* Information given:

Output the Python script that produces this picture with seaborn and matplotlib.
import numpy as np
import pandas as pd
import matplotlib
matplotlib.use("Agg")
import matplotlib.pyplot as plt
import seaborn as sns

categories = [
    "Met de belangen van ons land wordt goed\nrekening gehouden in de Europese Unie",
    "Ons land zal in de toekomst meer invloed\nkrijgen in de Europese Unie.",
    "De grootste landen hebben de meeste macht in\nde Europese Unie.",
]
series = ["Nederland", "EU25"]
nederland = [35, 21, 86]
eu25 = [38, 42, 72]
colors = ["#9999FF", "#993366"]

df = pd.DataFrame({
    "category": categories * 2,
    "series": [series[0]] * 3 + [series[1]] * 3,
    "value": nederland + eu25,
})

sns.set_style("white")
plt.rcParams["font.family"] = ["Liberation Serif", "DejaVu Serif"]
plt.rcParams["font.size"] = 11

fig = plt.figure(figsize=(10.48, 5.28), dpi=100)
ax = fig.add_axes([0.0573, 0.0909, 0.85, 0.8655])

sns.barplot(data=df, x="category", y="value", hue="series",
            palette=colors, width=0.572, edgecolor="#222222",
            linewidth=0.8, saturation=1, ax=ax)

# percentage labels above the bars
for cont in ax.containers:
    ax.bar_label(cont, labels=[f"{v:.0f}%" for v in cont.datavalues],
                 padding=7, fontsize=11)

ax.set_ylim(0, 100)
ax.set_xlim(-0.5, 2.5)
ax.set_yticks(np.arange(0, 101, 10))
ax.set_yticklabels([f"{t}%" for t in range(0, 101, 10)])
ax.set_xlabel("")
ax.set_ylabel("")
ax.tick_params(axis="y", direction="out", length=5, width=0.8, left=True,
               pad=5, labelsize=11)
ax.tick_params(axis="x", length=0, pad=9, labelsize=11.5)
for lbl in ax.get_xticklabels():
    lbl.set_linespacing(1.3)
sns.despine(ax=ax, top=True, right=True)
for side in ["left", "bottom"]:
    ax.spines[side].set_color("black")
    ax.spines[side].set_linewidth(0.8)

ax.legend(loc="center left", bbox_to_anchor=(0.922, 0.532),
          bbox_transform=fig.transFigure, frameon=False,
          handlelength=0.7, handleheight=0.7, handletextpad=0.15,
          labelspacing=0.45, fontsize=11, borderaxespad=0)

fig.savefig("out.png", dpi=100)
* * *
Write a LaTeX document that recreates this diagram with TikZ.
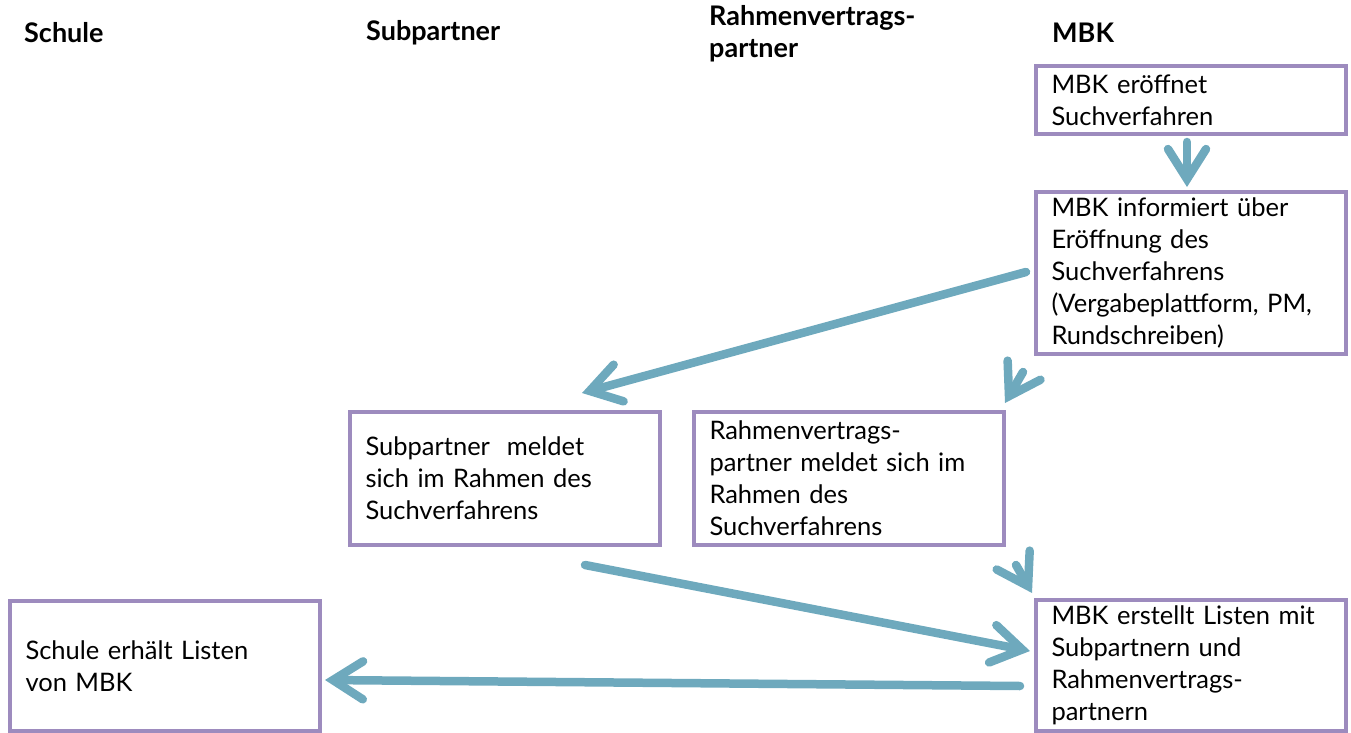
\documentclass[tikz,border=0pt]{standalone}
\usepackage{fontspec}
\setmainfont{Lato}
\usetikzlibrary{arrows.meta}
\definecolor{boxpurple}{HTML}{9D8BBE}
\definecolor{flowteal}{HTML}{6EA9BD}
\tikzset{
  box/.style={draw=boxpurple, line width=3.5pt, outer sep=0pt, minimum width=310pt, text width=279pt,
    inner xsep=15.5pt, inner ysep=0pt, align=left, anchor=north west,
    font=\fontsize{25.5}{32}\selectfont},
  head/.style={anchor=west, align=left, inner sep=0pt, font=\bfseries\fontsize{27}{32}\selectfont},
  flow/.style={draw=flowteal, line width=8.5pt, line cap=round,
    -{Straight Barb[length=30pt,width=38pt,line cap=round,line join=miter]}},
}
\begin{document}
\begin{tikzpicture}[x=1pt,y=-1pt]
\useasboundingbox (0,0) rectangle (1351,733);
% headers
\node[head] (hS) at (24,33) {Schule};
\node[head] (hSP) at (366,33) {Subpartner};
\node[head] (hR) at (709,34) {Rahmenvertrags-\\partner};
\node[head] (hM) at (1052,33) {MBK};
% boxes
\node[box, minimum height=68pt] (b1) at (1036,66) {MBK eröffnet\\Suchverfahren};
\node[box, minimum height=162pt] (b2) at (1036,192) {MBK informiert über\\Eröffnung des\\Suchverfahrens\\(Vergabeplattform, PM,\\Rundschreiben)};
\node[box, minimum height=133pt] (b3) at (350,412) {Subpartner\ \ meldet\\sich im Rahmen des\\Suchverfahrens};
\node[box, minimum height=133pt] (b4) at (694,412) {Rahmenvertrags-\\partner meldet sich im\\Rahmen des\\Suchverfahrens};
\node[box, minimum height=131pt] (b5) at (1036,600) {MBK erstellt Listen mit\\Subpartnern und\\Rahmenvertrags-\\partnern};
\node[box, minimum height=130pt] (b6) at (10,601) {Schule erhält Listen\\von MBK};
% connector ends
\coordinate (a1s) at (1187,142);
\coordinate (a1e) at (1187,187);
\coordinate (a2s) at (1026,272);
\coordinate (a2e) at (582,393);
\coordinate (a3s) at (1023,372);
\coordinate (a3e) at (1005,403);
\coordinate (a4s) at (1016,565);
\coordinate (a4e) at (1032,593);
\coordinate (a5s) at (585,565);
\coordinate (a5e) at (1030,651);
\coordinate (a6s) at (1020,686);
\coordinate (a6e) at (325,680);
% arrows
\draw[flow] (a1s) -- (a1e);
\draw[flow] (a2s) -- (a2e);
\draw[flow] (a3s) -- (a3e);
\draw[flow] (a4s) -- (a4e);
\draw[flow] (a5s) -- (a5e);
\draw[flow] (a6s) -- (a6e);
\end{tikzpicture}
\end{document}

* Brief:
In the listing above, find the line with "Output the Python" and the line with "import seaborn as sns". Output those two lines and every line between them, exactly as written.

* The completed task:
Output the Python script that produces this picture with seaborn and matplotlib.
import numpy as np
import pandas as pd
import matplotlib
matplotlib.use("Agg")
import matplotlib.pyplot as plt
import seaborn as sns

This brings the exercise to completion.